#### YOUR OBJECTIVE:
Nothing but the lines from the top of the data to the line holding "(m2) at (809,-22)" should be printed, word for word and both ends included; leave the pictures out.

##########

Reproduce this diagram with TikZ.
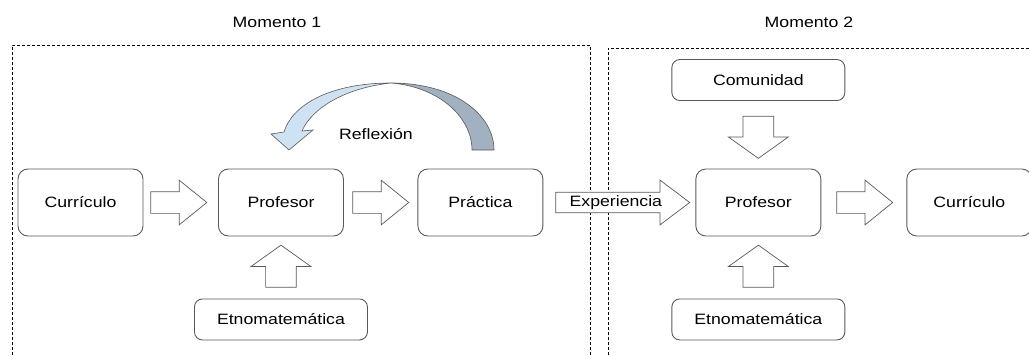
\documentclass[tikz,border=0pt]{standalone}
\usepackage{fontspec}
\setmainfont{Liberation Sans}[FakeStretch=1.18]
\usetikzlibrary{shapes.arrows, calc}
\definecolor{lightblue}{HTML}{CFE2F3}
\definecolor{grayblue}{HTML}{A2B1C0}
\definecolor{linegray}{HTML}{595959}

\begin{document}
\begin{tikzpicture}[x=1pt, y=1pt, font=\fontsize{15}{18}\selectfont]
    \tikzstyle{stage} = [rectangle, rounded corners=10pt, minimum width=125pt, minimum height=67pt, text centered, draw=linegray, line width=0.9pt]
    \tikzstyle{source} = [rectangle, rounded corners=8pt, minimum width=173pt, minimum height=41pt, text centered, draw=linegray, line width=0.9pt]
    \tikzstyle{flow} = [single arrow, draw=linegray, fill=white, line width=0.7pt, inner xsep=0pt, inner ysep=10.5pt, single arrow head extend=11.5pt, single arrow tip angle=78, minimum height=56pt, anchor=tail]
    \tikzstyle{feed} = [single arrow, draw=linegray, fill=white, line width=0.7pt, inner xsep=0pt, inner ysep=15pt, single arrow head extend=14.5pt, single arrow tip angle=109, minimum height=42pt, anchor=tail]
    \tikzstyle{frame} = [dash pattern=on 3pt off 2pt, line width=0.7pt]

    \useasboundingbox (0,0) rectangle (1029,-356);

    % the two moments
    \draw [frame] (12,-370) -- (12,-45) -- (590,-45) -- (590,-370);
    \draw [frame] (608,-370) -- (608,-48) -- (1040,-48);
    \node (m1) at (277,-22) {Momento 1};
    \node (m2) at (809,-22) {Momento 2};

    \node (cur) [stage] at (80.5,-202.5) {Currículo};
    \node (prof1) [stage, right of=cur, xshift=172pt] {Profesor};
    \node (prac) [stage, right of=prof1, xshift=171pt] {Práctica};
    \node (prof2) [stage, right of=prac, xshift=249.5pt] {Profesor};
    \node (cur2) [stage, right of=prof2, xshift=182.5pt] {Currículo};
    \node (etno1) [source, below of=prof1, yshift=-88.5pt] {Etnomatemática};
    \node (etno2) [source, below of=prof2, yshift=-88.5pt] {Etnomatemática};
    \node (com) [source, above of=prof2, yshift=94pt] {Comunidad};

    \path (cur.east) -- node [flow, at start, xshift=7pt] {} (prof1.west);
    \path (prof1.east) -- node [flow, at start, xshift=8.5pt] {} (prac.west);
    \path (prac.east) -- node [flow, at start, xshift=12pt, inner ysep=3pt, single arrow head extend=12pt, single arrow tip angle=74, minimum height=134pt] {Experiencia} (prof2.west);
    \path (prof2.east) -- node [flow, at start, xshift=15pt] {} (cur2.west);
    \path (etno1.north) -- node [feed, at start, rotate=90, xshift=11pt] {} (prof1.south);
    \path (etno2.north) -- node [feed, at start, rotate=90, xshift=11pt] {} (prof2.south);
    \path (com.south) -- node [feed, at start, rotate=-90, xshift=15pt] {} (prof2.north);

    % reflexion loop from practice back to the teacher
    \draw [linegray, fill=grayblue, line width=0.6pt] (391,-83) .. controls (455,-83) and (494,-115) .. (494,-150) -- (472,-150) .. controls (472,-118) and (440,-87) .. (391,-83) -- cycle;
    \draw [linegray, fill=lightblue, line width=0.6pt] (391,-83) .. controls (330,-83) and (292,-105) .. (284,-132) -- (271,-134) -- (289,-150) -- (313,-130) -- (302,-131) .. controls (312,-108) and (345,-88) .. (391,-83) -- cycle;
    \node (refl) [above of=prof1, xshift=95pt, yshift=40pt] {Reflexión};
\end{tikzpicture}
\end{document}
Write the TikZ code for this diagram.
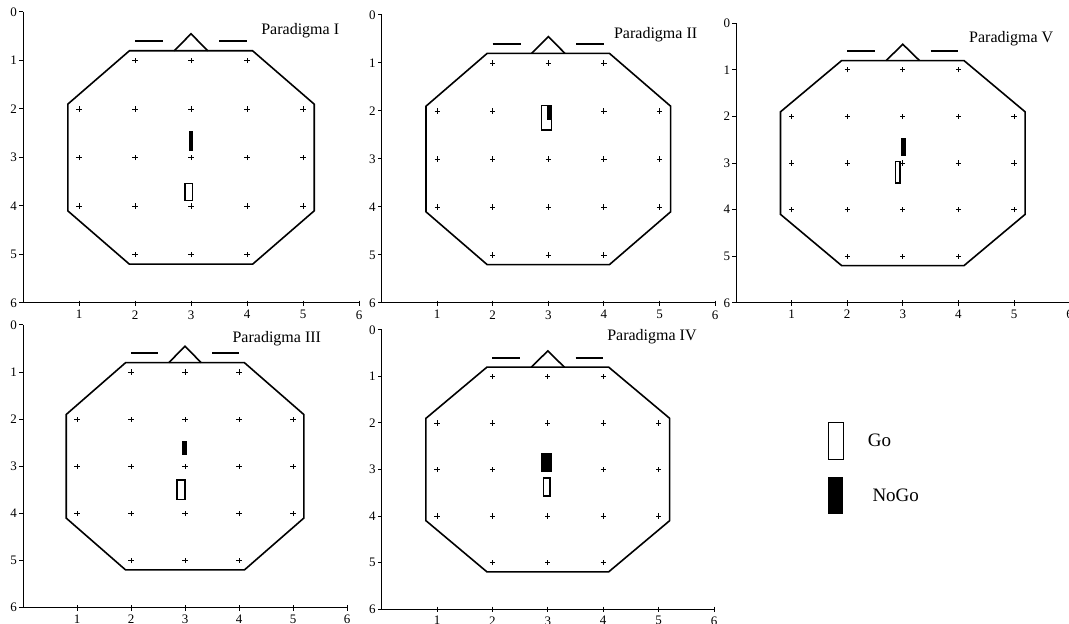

##########

#### TASK RESPONSE:
Reproduce this diagram with TikZ.
\documentclass[tikz,border=0pt]{standalone}
\usepackage{fontspec}
\setmainfont{Liberation Sans}[FakeStretch=1.18]
\usetikzlibrary{shapes.arrows, calc}
\definecolor{lightblue}{HTML}{CFE2F3}
\definecolor{grayblue}{HTML}{A2B1C0}
\definecolor{linegray}{HTML}{595959}

\begin{document}
\begin{tikzpicture}[x=1pt, y=1pt, font=\fontsize{15}{18}\selectfont]
    \tikzstyle{stage} = [rectangle, rounded corners=10pt, minimum width=125pt, minimum height=67pt, text centered, draw=linegray, line width=0.9pt]
    \tikzstyle{source} = [rectangle, rounded corners=8pt, minimum width=173pt, minimum height=41pt, text centered, draw=linegray, line width=0.9pt]
    \tikzstyle{flow} = [single arrow, draw=linegray, fill=white, line width=0.7pt, inner xsep=0pt, inner ysep=10.5pt, single arrow head extend=11.5pt, single arrow tip angle=78, minimum height=56pt, anchor=tail]
    \tikzstyle{feed} = [single arrow, draw=linegray, fill=white, line width=0.7pt, inner xsep=0pt, inner ysep=15pt, single arrow head extend=14.5pt, single arrow tip angle=109, minimum height=42pt, anchor=tail]
    \tikzstyle{frame} = [dash pattern=on 3pt off 2pt, line width=0.7pt]

    \useasboundingbox (0,0) rectangle (1029,-356);

    % the two moments
    \draw [frame] (12,-370) -- (12,-45) -- (590,-45) -- (590,-370);
    \draw [frame] (608,-370) -- (608,-48) -- (1040,-48);
    \node (m1) at (277,-22) {Momento 1};
    \node (m2) at (809,-22) {Momento 2};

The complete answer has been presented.